Cometary Cascades appear to be associated with periods of cooling in the last millennium.
Comet Shoemaker–Levy 9
21 fragments of Comet Shoemaker–Levy 9 collided with Jupiter in 1994.
The disintegration of Comet Shoemaker–Levy 9 illustrates a Cometary Cascade whereby the number of cometary fragments exponentially increases while the overall disintegration process accelerates because the total surface area of the remnants is [also] exponentially increasing.
The Kreutz Cometary Cascade
The mainstream is piecing together the history of the Kreutz Cometary Cascade.
The Kreutz sungrazers are a family of sungrazing comets, characterized by orbits taking them extremely close to the Sun at perihelion.
Many hundreds of smaller members of the family, some only a few meters across, have been discovered since the launch of the SOHO satellite in 1995.
The mainstream suggests the current Kreutz Cometary Cascade of “over 3000 small sungrazing comets” probably began sometime around 326 CE with a 150 km diameter comet.
By far the best candidate for the progenitor comet was that seen in 1106 (Great Comet of 1106): Ikeya–Seki’s derived orbital period gave a previous perihelion almost exactly at the right time, and while the Great Comet of 1882’s derived orbit implied a previous perihelion a few decades later, it would only require a small error in the orbital elements to bring it into agreement.
Comet Ikeya–Seki … was seen to break into three pieces just before its perihelion passage. … is a member of the Kreutz sungrazers, which are suggested to be fragments of a large comet which broke up in 1106.
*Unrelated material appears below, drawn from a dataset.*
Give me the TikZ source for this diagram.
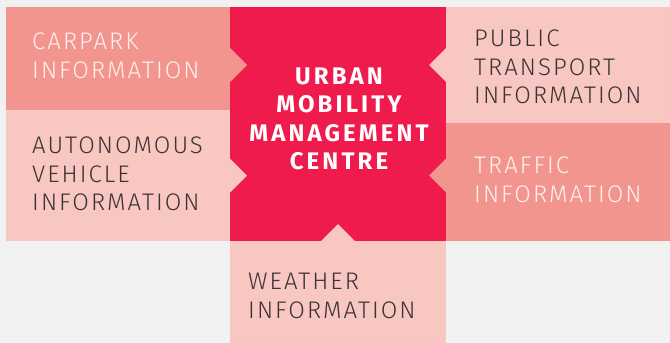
\documentclass[tikz,border=0pt]{standalone}
\usepackage{fontspec}
\usepackage{tikz}
\usetikzlibrary{positioning}
\setmainfont{Fira Sans}
\newfontfamily\boxfont{Fira Sans Light}[LetterSpace=8.5]
\newfontfamily\hubfont{Fira Sans}[LetterSpace=13]
\definecolor{pinkdark}{HTML}{F3958F}
\definecolor{pinklight}{HTML}{F9C7C2}
\definecolor{hubred}{HTML}{EE1B4C}
\definecolor{textdark}{HTML}{3B3333}
\definecolor{textlight}{HTML}{FFF0EE}
\definecolor{backgrey}{HTML}{F1F1F1}
\tikzset{
  infobox/.style={rectangle, inner sep=0pt, outer sep=0pt, anchor=north west},
  infotext/.style={inner sep=0pt, anchor=north west, align=left,
    font=\boxfont\fontsize{24}{28.5}\selectfont},
}

\begin{document}
\begin{tikzpicture}[x=1pt, y=-1pt]
      \fill[backgrey] (0,0) rectangle (670,343);
      \useasboundingbox (0,0) rectangle (670,343);
      \node[infobox, fill=pinkdark, minimum width=224pt, minimum height=103pt] (carpark) at (6,7) {};
      \node[infobox, fill=pinklight, minimum width=224pt, minimum height=131pt] (autonomous) at (6,110) {};
      \node[infobox, fill=hubred, minimum width=216pt, minimum height=234pt] (centre) at (230,7) {};
      \node[infobox, fill=pinklight, minimum width=224pt, minimum height=116pt] (public) at (446,7) {};
      \node[infobox, fill=pinkdark, minimum width=224pt, minimum height=118pt] (traffic) at (446,123) {};
      \node[infobox, fill=pinklight, minimum width=216pt, minimum height=102pt] (weather) at (230,241) {};
      \coordinate (tipcarpark) at (centre.west |- public.east);
      \coordinate (tipautonomous) at (centre.west |- autonomous.east);
      \coordinate (tippublic) at (centre.east |- public.east);
      \coordinate (tiptraffic) at (centre.east |- autonomous.east);
      \fill[pinkdark] (tipcarpark) ++(0,-17) -- ++(17,17) -- ++(-17,17) -- cycle;
      \fill[pinklight] (tipautonomous) ++(0,-17) -- ++(17,17) -- ++(-17,17) -- cycle;
      \fill[pinklight] (tippublic) ++(0,-17) -- ++(-17,17) -- ++(17,17) -- cycle;
      \fill[pinkdark] (tiptraffic) ++(0,-17) -- ++(-17,17) -- ++(17,17) -- cycle;
      \fill[pinklight] (weather.north) ++(-17,0) -- ++(17,-17) -- ++(17,17) -- cycle;
      \node[infotext, text=textlight] (carparktext) at (32,33) {CARPARK\\INFORMATION};
      \node[infotext, text=textdark] (autonomoustext) at (32,137) {AUTONOMOUS\\VEHICLE\\INFORMATION};
      \node[infotext, text=textdark] (publictext) at (474,30) {PUBLIC\\TRANSPORT\\INFORMATION};
      \node[infotext, text=textlight] (traffictext) at (474,157) {TRAFFIC\\INFORMATION};
      \node[infotext, text=textdark] (weathertext) at (248,273) {WEATHER\\INFORMATION};
      \node[inner sep=0pt, align=center, text=white, font=\hubfont\bfseries\fontsize{24}{28.5}\selectfont] (centretext) at (339,119) {URBAN\\MOBILITY\\MANAGEMENT\\CENTRE};
    \end{tikzpicture}
\end{document}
… the Great Comet of 1106 … was observed to split into many pieces, forming the Great Comet of 1843, Great Comet of 1882, Comet Pereyra, Comet Ikeya–Seki and C/2011 W3 (Lovejoy), as well as over 3000 small sungrazing comets observed by the SOHO space telescope.
It is a member of the Kreutz Group, known as Subfragment I, a split from an earlier large (~150 km) comet that progressively fragmented under influence of the Sun.
The mainstream is also grappling with three other identified Cometary Cascades.
This is the second largest sungrazing group, and the only one with no discerned period.
This and the Marsden group, both are periodic, both with periods of approximately 3 years.
The History of Cometary Cascades
Whether the mainstream has a good handle on the evolutionary history of Cometary Cascades is debatable because the observational history of comets [before the invention of the telescope in 1608] suggests:
○ Cometary Cascades create repeating bands of cometary observations.
○ The duration of a Cometary Cascade Band increases with fragmentation.
The observational history of meteors and meteor showers from Korea suggests:
○ The Cometary Cascades began in the 1st century CE.
○ Cometary Cascade Bands are clearly identifiable in the 11th century CE.
Climate and Cometary Cascades
The Korean observational history for the 1st millennium makes it difficult to draw any clear conclusion regarding climate because the data is limited to meteor showers.
In the 2nd millennium the debris created by the Cometary Cascade Crescendo appears to be a contributory factor to the series of lower lows in Leona Libby’s Old Japanese Cedar Tree chronology.
The Cometary Cascade Banding during the Maunder Minimum appears to drive the shape of the associated low in Leona Libby’s Old Japanese Cedar Tree chronology.
However, it’s important to remember that correlation doesn’t prove causation and that synchronised attributes in any system may simply reflect a system-wide event.